- St. Paddy's at the Wood 'n Tap
One of the great things about being a protective paternal figure is that I am sought out for advice, comfort, guidance, friendship, or all of the above by the occasional sweet young thing. This usually leads to a long acquaintanceship and, once in a blue moon, a sexual connection. Even without the latter, these experiences are ego-satisfying on many levels to me and helpful, I hope, to the young lady involved. Monday night was a good example of how this type of relationship is supposed to work.
We arranged to meet at the Wood 'n Tap in Southington for dinner. I arrived early and chatted at the bar with a fortyish couple who were sharing an appetizer and a lot of beer. I regaled them (people say I'm a great regaler) with an account of my family excursion the previous weekend to "Magic Wings" (this is for some other post). The only reason I mention this here is that the conversation turned to my description of a young couple that I had seen there in which the female half (dressed in tight jeans) resembled a walking stick. Why modern young women feel that this look is attractive is beyond me, and this opinion was shared by the couple that I was talking with ( that woman was what we used to call "pleasingly plump", which I found pleasantly distracting). Her companion looked at least equally pleased, so I left them to their evenings dalliance.
At that point my dinner partner arrived; mid-twenties, tallish, very attractive, and definitely not a stick figure. She is one of those women who for some inexplicable reason is totally unconscious of both her own attractiveness and her effect on the opposite sex. This leads to a lack of sexual self-confidence (or maybe shyness) that obviate some possibilities that might be available were she to project a more aggressively confident manner. We had a discussion of this latent attribute over a drink.

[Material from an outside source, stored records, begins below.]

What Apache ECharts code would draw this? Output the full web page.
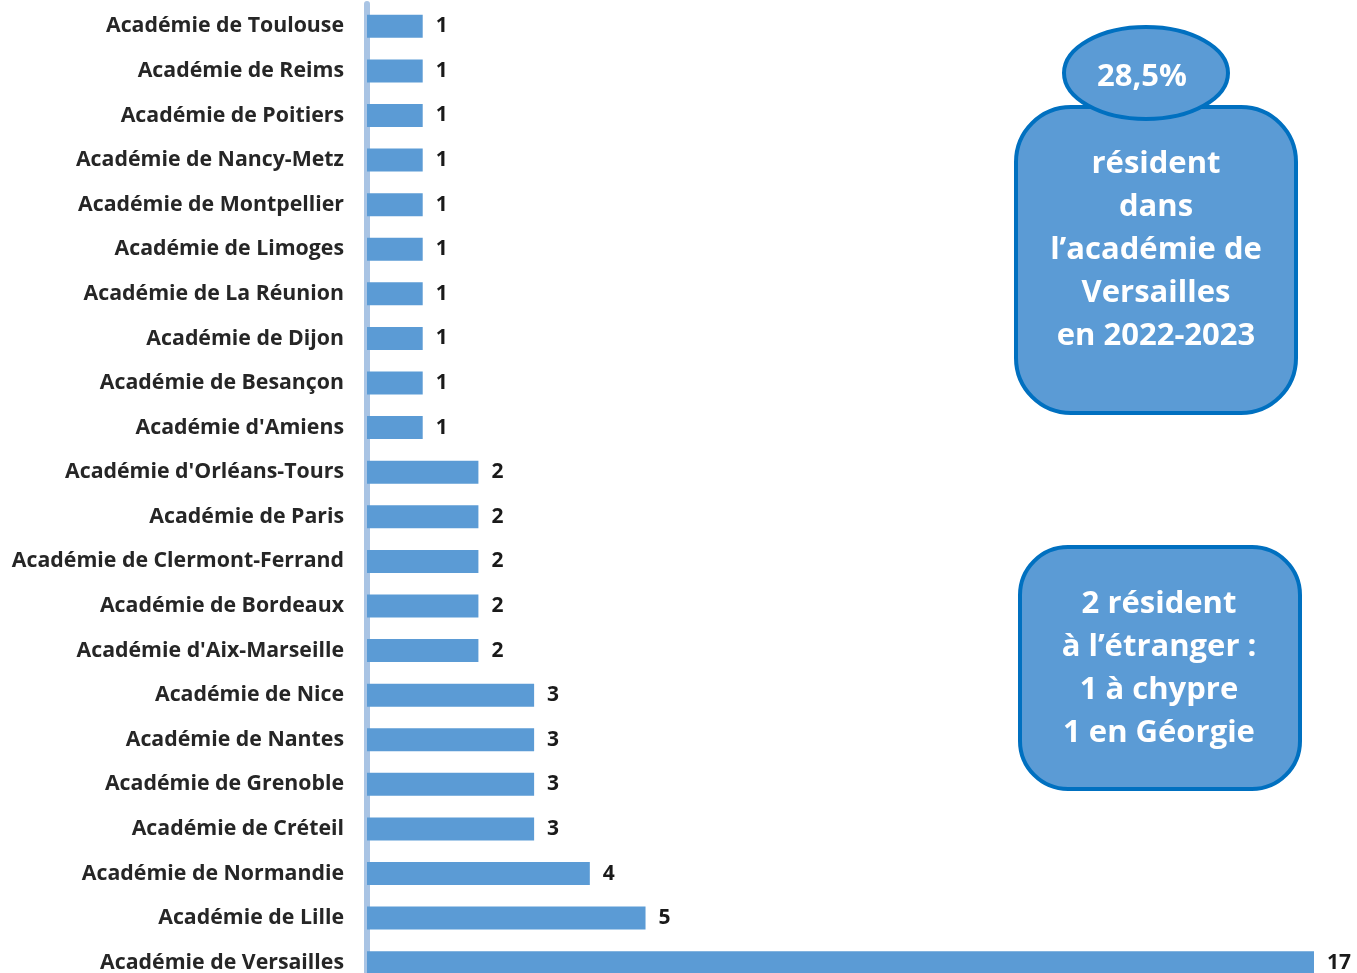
<!DOCTYPE html>
<html>
<head>
<meta charset="utf-8">
<script src="https://cdn.jsdelivr.net/npm/echarts@6/dist/echarts.min.js"></script>
<style>
html, body { margin: 0; padding: 0; background: #fff; }
#chart { width: 1357px; height: 973px; }
</style>
</head>
<body>
<div id="chart"></div>
<script>
// académies, du haut vers le bas
const academies = [
  "Académie de Toulouse", "Académie de Reims", "Académie de Poitiers",
  "Académie de Nancy-Metz", "Académie de Montpellier", "Académie de Limoges",
  "Académie de La Réunion", "Académie de Dijon", "Académie de Besançon",
  "Académie d'Amiens", "Académie d'Orléans-Tours", "Académie de Paris",
  "Académie de Clermont-Ferrand", "Académie de Bordeaux", "Académie d'Aix-Marseille",
  "Académie de Nice", "Académie de Nantes", "Académie de Grenoble",
  "Académie de Créteil", "Académie de Normandie", "Académie de Lille",
  "Académie de Versailles"
];
const effectifs = [1, 1, 1, 1, 1, 1, 1, 1, 1, 1, 2, 2, 2, 2, 2, 3, 3, 3, 3, 4, 5, 17];

const pourcentage = "28,5%";
const texteVersailles = "résident\ndans\nl’académie de\nVersailles\nen 2022-2023";
const texteEtranger = "2 résident\nà l’étranger :\n1 à chypre\n1 en Géorgie";

const font = "Open Sans";
const fill = "#5b9bd5";
const border = "#0070c0";

const chart = echarts.init(document.getElementById("chart"));
chart.setOption({
  animation: false,
  grid: { left: 367, top: 4, width: 947, height: 981, outerBoundsMode: "none" },
  xAxis: {
    type: "value", min: 0, max: 17, show: false
  },
  yAxis: {
    type: "category",
    inverse: true,
    data: academies,
    offset: 3,
    axisLine: { lineStyle: { color: "#a9c4e4", width: 6 } },
    axisTick: { show: false },
    axisLabel: {
      margin: 20,
      fontFamily: font,
      fontWeight: "bold",
      fontSize: 21.3,
      color: "#262626"
    }
  },
  series: [{
    type: "bar",
    data: effectifs,
    barWidth: 23,
    itemStyle: { color: fill },
    label: {
      show: true,
      position: "right",
      distance: 13,
      fontFamily: font,
      fontWeight: "bold",
      fontSize: 21,
      color: "#1a1a1a"
    }
  }],
  graphic: [
    {
      type: "rect",
      shape: { x: 1016, y: 107, width: 280, height: 306, r: 55 },
      style: { fill: fill, stroke: border, lineWidth: 4 }
    },
    {
      type: "ellipse",
      shape: { cx: 1146, cy: 73, rx: 82, ry: 46 },
      style: { fill: fill, stroke: border, lineWidth: 4 }
    },
    {
      type: "text",
      x: 1142, y: 77,
      style: {
        text: pourcentage, fill: "#fff", font: "bold 31px " + font,
        align: "center", verticalAlign: "middle"
      }
    },
    {
      type: "text",
      x: 1156, y: 250,
      style: {
        text: texteVersailles, fill: "#fff", font: "bold 31px " + font,
        lineHeight: 43, align: "center", verticalAlign: "middle"
      }
    },
    {
      type: "rect",
      shape: { x: 1020, y: 547, width: 280, height: 242, r: 48 },
      style: { fill: fill, stroke: border, lineWidth: 4 }
    },
    {
      type: "text",
      x: 1159, y: 669,
      style: {
        text: texteEtranger, fill: "#fff", font: "bold 31px " + font,
        lineHeight: 43, align: "center", verticalAlign: "middle"
      }
    }
  ]
});
</script>
</body>
</html>
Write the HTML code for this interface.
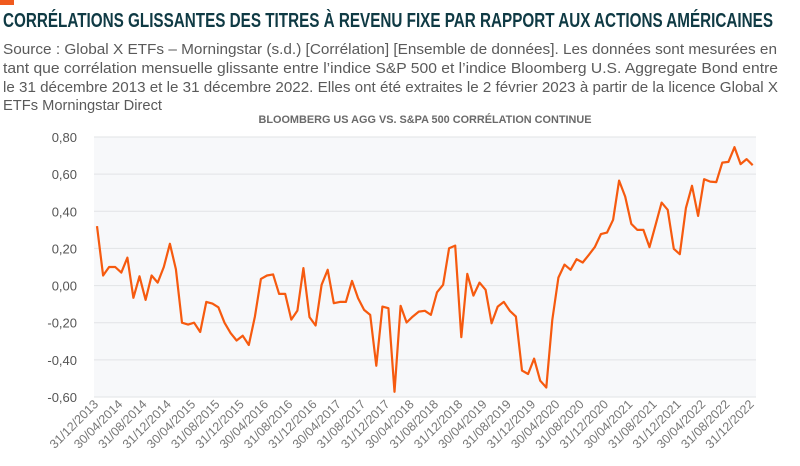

We then, over dinner, went on to review her recent life decisions and her happiness with those results, and her unhappiness with her unsettled future. I gave her the advice that any person would from my prospective: (1) untangle yourself from your family, (2) figure out what you really want to do, and (3) do it. It is amazing how clear to me solutions to other people's problems are, especially those of beautiful young women. You might even say I've made it my chosen specialized field. This specialty includes gazing across the table into limpid eyes (didn't I tell you she had them?), which is a condition that I find moves the conversation right along. Results of the dinner appeared to be mutually satisfying.
The interesting thing about this whole shtick is that actual sex between us is not, and probably never will be, a part of our friendship. (I should be shot for saying that, as it goes against my philosophic bent). Although this SYT is a huge turn-on for me (and the world), I left the dinner perfectly content with the way things were, with no Machiavelian manoeuverings dancing in my brain. I credit this to the young lady herself, perhaps I've underestimated her sociosexual abilities. Wouldn't be the first time.